Today I’d like to talk about flowers. Flowers and negotiation.
When we go on walks these days, we come back with a harvest. You can see two days haul in the picture, you’ll find somewhere in the vicinity of this sentence. The market forces in a typical walk work thusly: Abigail is working to make sure she gets as many flowers as possible, and I am working to limit this number as much as I can. Here’s an example of how our conversations might go.
“I want another flower.” (Really, it’s more “a-nudder flower.”)

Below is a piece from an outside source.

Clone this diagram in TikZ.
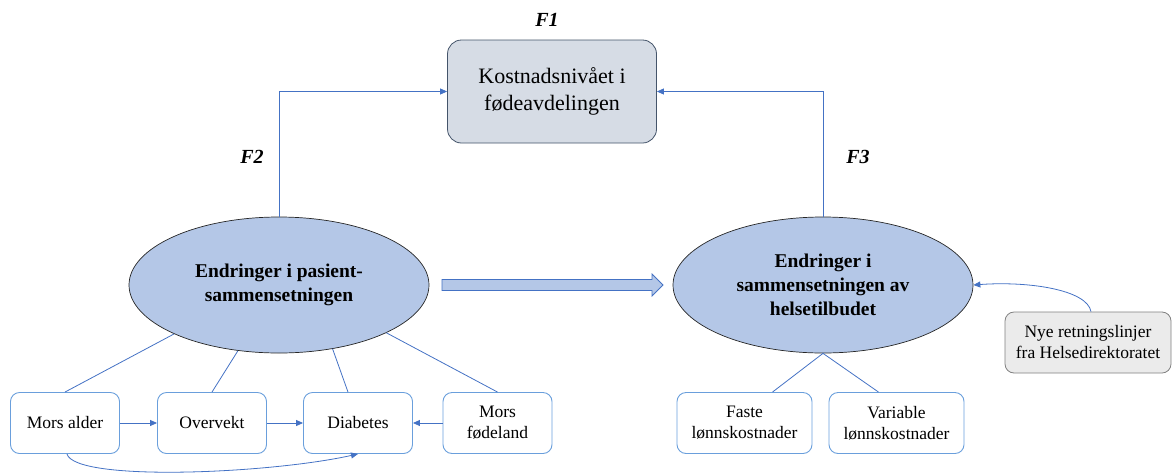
\documentclass[tikz,border=0pt]{standalone}
\usepackage{fontspec}
\setmainfont{Liberation Serif}
\usetikzlibrary{arrows.meta,shapes.geometric}
\definecolor{lineblue}{HTML}{4472C4}
\definecolor{boxblue}{HTML}{6A9FDC}
\definecolor{ellfill}{HTML}{B4C7E7}
\definecolor{topfill}{HTML}{D6DCE5}
\definecolor{topdraw}{HTML}{44546A}
\definecolor{greyfill}{HTML}{EBEBEB}
\definecolor{greydraw}{HTML}{808080}
\begin{document}
\begin{tikzpicture}[x=1pt,y=-1pt,
    link/.style={lineblue, line width=0.8pt},
    arr/.style={link, -{Triangle[length=7pt,width=6pt]}},
    smallbox/.style={draw=boxblue, line width=0.9pt, rounded corners=9pt, align=center,
        minimum width=109pt, minimum height=61pt, font=\fontsize{17.5}{21}\selectfont},
    oval/.style={ellipse, draw=black!85, line width=0.7pt, fill=ellfill, align=center,
        minimum width=300pt, minimum height=136pt, inner sep=0pt,
        font=\bfseries\fontsize{19.5}{24}\selectfont},
    flabel/.style={font=\bfseries\itshape\fontsize{20}{24}\selectfont}]
    \useasboundingbox (0,0) rectangle (1173,475);
    % main boxes
    \node[draw=topdraw, line width=0.8pt, fill=topfill, rounded corners=14pt, align=center,
        minimum width=209pt, minimum height=103pt, font=\fontsize{22}{27}\selectfont]
        (kost) at (552,91.5) {Kostnadsnivået i\\fødeavdelingen};
    \node[oval] (pas) at (279,285) {Endringer i pasient-\\sammensetningen};
    \node[oval] (helse) at (823,285) {Endringer i\\sammensetningen av\\helsetilbudet};
    \node[flabel] (f1) at (547,20) {F1};
    \node[flabel] (f2) at (252,157) {F2};
    \node[flabel] (f3) at (858,157) {F3};
    % small boxes
    \node[smallbox] (alder) at (65,423) {Mors alder};
    \node[smallbox] (overvekt) at (212,423) {Overvekt};
    \node[smallbox] (diab) at (358,423) {Diabetes};
    \node[smallbox] (land) at (497.5,423) {Mors\\fødeland};
    \node[smallbox, minimum width=135pt] (faste) at (744.5,423) {Faste\\lønnskostnader};
    \node[smallbox, minimum width=135pt] (variabel) at (896.5,423) {Variable\\lønnskostnader};
    \node[draw=greydraw, line width=0.8pt, fill=greyfill, rounded corners=9pt, align=center,
        minimum width=166pt, minimum height=61pt, font=\fontsize{17.5}{21}\selectfont]
        (nye) at (1088,342.5) {Nye retningslinjer\\fra Helsedirektoratet};
    % arrows to the top box
    \draw[arr] (pas.north) |- (kost.west);
    \draw[arr] (helse.north) |- (kost.east);
    % thick arrow between the ovals
    \draw[lineblue, line width=0.8pt, fill=ellfill] (442,279.5) -- (652,279.5) -- (652,274)
        -- (663,285) -- (652,296) -- (652,290.5) -- (442,290.5) -- cycle;
    % lines to the small boxes
    \draw[link] (pas.205) -- (alder.north);
    \draw[link] (pas.238) -- (overvekt.north);
    \draw[link] (pas.310) -- ([xshift=-10pt]diab.north);
    \draw[link] (pas.336) -- (land.north);
    \draw[link] (helse.south) -- ([xshift=28pt]faste.north);
    \draw[link] (helse.south) -- ([xshift=-18pt]variabel.north);
    \draw[arr] (alder) -- (overvekt);
    \draw[arr] (overvekt) -- (diab);
    \draw[arr] (land) -- (diab);
    \draw[arr] ([xshift=2pt]alder.south) .. controls +(8,28) and +(-90,20) .. (diab.south);
    \draw[arr] ([xshift=3pt]nye.north) .. controls +(-4,-22) and +(55,-4) .. (helse.east);
\end{tikzpicture}
\end{document}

“You already have three flowers, honey.”
“I need that flower. Over there.” (Actually, you can pretty much swap all the ths for dds, if you’re looking to create an authentic sounding experience in your mind.)
“Alright, you can have ONE of those flowers.”
“I need another two flowers.”
As you can see, without parental controls, we’d go through a period of rapid floral inflation. Plus, when we get back, she immediately announces, “I want to put them in water. Fresh water.” So we’d be out of bowls, too.
On a tangential note, related only by the Abigail, here is a picture of Maggie with a band-aid on her head. These take off more fur than you’d expect.
“These take off more fur than you’d expect.” That made me laugh. A lot.
Surely you are actually contributing to inflation — or at least keeping rampant deflation in check — by regulating supply?
Commie!
The inflation I’m looking to regulate is the volume of decaying flowers in my kitchen. Although I’m also keeping the local population of flora from deflating, so there’s that.